In organisational strategic subcultures the decision elite / leadership may have different ranked grand preferences to its followers. Ridley Scott’s film Alien (1979) dramatises this two-level game of principal-agent and moral hazard risks in the revelation that the Weyland-Yutani Corporation’s priority is to retrieve the alien xenomorph for its weapons division, and the USCSS Nostromo crew are considered expendable.
The Nostromo crew evoke the MacLeod-Gervais-Rao-Church model of role power dynamics in organisations. Parker (Yaphet Kotto) and Brett (Harry Dean Stanton) are Losers: low-level employees who argue with other crew members about bonuses. The rest of the crew are largely Clueless: Kane (John Hurt) puts the crew at risk when he ventures into a derelict alien spacecraft; navigator Lambert (Veronica Cartwright) is a dedicated worker who becomes emotionally unstable; and captain Dallas (Tom Skerritt) makes bad risk management decisions. Science officer Ash (Ian Holm) is a Sociopath who is aware of Special Order 937 and hides this agenda until Ripley (Sigourney Weaver) discovers it. Ripley transforms from Clueless to possible Sociopath near Alien‘s end and becomes a Sociopath in James Cameron’s sequel Aliens (1986).
Special Order 937 is a powerful narrative-like metaphor that has wider applicability. It depicts the potential breakdown or fraying of employer-employee relations in circumstances of disruptive industry change, distressed debt, and organisational restructures. The MacLeod-Gervais-Rao-Church model predicts that Sociopaths will externally transfer the negative risks to Clueless and Loser employees – whilst simultaneously covering this up through selective framing / interpretation of facts, policies, and procedures.
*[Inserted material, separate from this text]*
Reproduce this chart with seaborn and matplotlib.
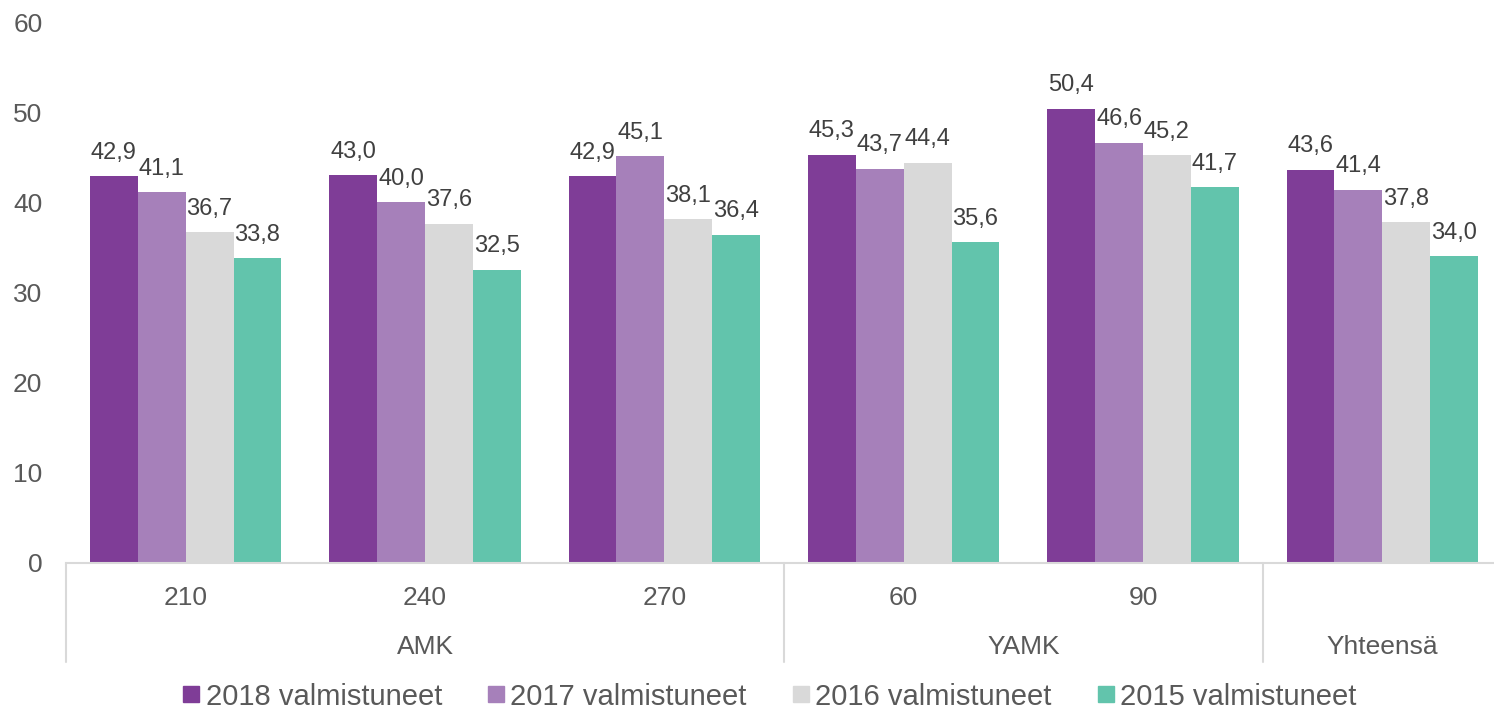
import seaborn as sns
import matplotlib.pyplot as plt
import pandas as pd
import numpy as np
from matplotlib.lines import Line2D

# chart data
groups = ['AMK', 'AMK', 'AMK', 'YAMK', 'YAMK', 'Yhteensä']
subcats = ['210', '240', '270', '60', '90', '']
seriesNames = ['2018 valmistuneet', '2017 valmistuneet', '2016 valmistuneet', '2015 valmistuneet']
v2018 = [42.9, 43.0, 42.9, 45.3, 50.4, 43.6]
v2017 = [41.1, 40.0, 45.1, 43.7, 46.6, 41.4]
v2016 = [36.7, 37.6, 38.1, 44.4, 45.2, 37.8]
v2015 = [33.8, 32.5, 36.4, 35.6, 41.7, 34.0]
colors = ['#7F3D97', '#A680BA', '#D9D9D9', '#62C4AC']

# long form table for seaborn
keys = [g + ' ' + s for g, s in zip(groups, subcats)]
rows = []
for name, vals in zip(seriesNames, [v2018, v2017, v2016, v2015]):
    for k, v in zip(keys, vals):
        rows.append({'cat': k, 'series': name, 'value': v})
df = pd.DataFrame(rows)

sns.set_style('white')
plt.rcParams['font.family'] = ['Liberation Sans', 'DejaVu Sans']

fig = plt.figure(figsize=(14.94, 7.13), dpi=100)
ax = fig.add_axes([66/1494, 1-563/713, (1502-66)/1494, 541/713])

sns.barplot(data=df, x='cat', y='value', hue='series', order=keys, hue_order=seriesNames,
            palette=colors, saturation=1, width=0.8, linewidth=0, legend=False, ax=ax)

#data labels with decimal comma
for cont in ax.containers:
    labs = [f'{b.get_height():.1f}'.replace('.', ',') for b in cont]
    ax.bar_label(cont, labels=labs, padding=9, fontsize=17, color='#404040')

ax.set_ylim(0, 60)
ax.set_xlim(-0.5, 5.5)
ax.set_yticks(np.arange(0, 61, 10))
ax.set_xticks(range(len(keys)))
ax.set_xticklabels(subcats)
ax.tick_params(axis='x', length=0, pad=16.5, labelsize=19, labelcolor='#595959')
ax.tick_params(axis='y', length=0, pad=17, labelsize=19, labelcolor='#595959')
ax.set_xlabel('')
ax.set_ylabel('')

for side in ['left', 'right', 'top']:
    ax.spines[side].set_visible(False)
ax.spines['bottom'].set_color('#D9D9D9')
ax.spines['bottom'].set_linewidth(1.5)

#group separators and group labels
trans = ax.get_xaxis_transform()
for xs in [-0.5, 2.5, 4.5]:
    ax.plot([xs, xs], [0, -0.183], transform=trans, clip_on=False, color='#D9D9D9', lw=1.5)
for name, xc in [('AMK', 1), ('YAMK', 3.5), ('Yhteensä', 5)]:
    ax.text(xc, -0.155, name, transform=trans, ha='center', va='center', fontsize=19, color='#595959')

handles = [Line2D([], [], marker='s', linestyle='none', markersize=11, color=c) for c in colors]
fig.legend(handles, seriesNames, loc='center', bbox_to_anchor=(0.515, 0.023), ncol=4, frameon=False,
           fontsize=21, labelcolor='#595959', handlelength=0.6, handletextpad=0.2, columnspacing=1.55,
           borderpad=0.1)

plt.savefig('out.png', dpi=100)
Awareness of Special Order 937 gives Clueless employees the opportunity to see the underlying Reality of the organisational strategic culture from the decision elite / leadership’s perspective (and perhaps from a whole-systems viewpoint). This provides some optionality and the potential to become more than Sociopath: a fully sovereign actor who is anti-fragile (Nassim Nicholas Taleb).